To make this really potent — suppose that the price for a digital product is discounted if you get it from an existing customer/superdistributor rather than if you buy directly from the retailer or a competing source? Then I would have an incentive to buy from my friends, rather than going direct to the source. This benefits the source in that it increases the willingness of people in social networks to consider offers from their friends, and makes it more likely that they will buy from their friends in the network rather than directly from competitors etc. Furthermore my bond to my friends is stronger than my bond to any particular brand or vendor — so vendors, by transforming social relationships into distribution channels, get stronger relationships with potential and existing customers than they could get by going directly.
So how might this all work? I would suggest that Apple start this off directly within iTunes. Any iTunes user should be able to superdistribute any song they have purchased, or even tracks they have not purchased but that are listed in the Apple Music Store, to any other iTunes user. This would take the form of sending a “referral” to that user via email, or better yet, via a built-in iTunes social networking tool. Apple would take care of tracking and awarding commissions and managing the payment and downloading of superdistributed tracks. The end users would simply reap the benefits. This would result in much improved sales for Apple, and an even more compelling reason to use iTunes for end-users. By enabling iTunes users to even superdistribute to non-iTunes users (via regular e-mail or via posting uniquely keyed offer URLs to their Web pages) then Apple could reach an even broader potential market and bring a lot of new customers to their store.

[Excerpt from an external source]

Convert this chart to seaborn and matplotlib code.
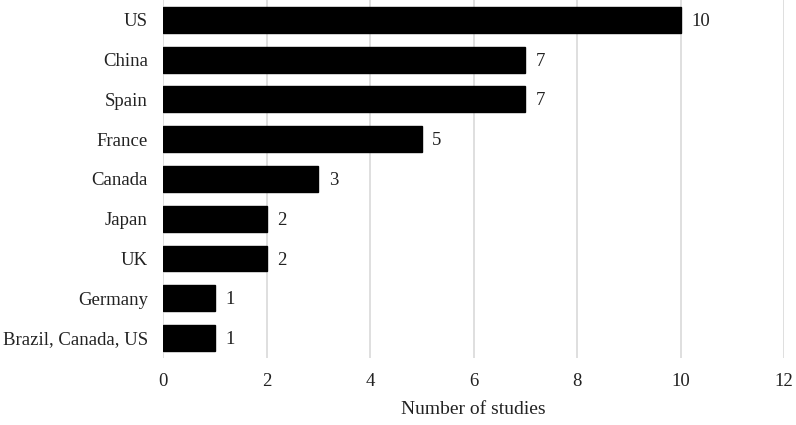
import matplotlib.pyplot as plt
import pandas as pd
import seaborn as sns


countries = ["US", "China", "Spain", "France", "Canada", "Japan", "UK",
             "Germany", "Brazil, Canada, US"]
studies = [10, 7, 7, 5, 3, 2, 2, 1, 1]
x_ticks = [0, 2, 4, 6, 8, 10, 12]


def main() -> None:
    df = pd.DataFrame({"country": countries, "studies": studies})

    sns.set_style("white")
    plt.rcParams["font.family"] = ["Liberation Serif", "DejaVu Serif"]

    fig = plt.figure(figsize=(7.96, 4.25), dpi=100)
    ax = fig.add_axes([0.205, 0.158, 0.78, 0.842])

    sns.barplot(data=df, x="studies", y="country", color="black",
                width=0.65, edgecolor="black", ax=ax, zorder=3)

    for i, v in enumerate(studies):
        ax.text(v + 0.2, i + 0.04, str(v), va="center", ha="left",
                fontsize=13.5, color="#222222")

    ax.set_xlim(0, 12)
    ax.set_ylim(len(countries) - 0.5, -0.5)
    ax.set_xticks(x_ticks)
    ax.xaxis.grid(True, color="#d9d9d9", linewidth=1.2, zorder=0)
    ax.set_axisbelow(True)
    for s in ax.spines.values():
        s.set_visible(False)
    ax.tick_params(axis="both", length=0, labelsize=13.5, colors="#222222")
    ax.tick_params(axis="x", pad=11)
    ax.tick_params(axis="y", pad=11)
    ax.set_ylabel("")
    ax.set_xlabel("Number of studies", fontsize=14, color="#222222",
                  labelpad=8)

    fig.savefig("out.png", dpi=100)
    plt.close(fig)


if __name__ == "__main__":
    main()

Superdistribution works not only for music of course, but for just about any type of digital product, and even for many types of physical products. But in the case of digital products it is ideally-suited. It is so well-suited that I believe there is a business opportunity for an independent superdistribution portal — a site where users could get accounts in which to act as buyers and sellers of superdistributed products from a range of vendors. By singing up to such a site anyone could engage in superdistribution with anyone, anywhere, rather than having to use different networks for doing superdistribution for different products and vendors. In such a site I would have a unified digital wallet — comissions earned from superdistributing product X from vendor A would come into this wallet and could then offset payments I may have made for product Y from vendor B — in other words, the benefit of superdistribution is able to encompass all my transactions. This independent superdistribution portal would also benefit the original vendors — it would provide them with a hosted OEM’d superdistribution infrastructure, at little to no cost to them, in exchange for a cut of any sales made through the system. I think this could be a very viable business. Anyone interested in building it with me? If we could make a working demo, I think I can get it funded.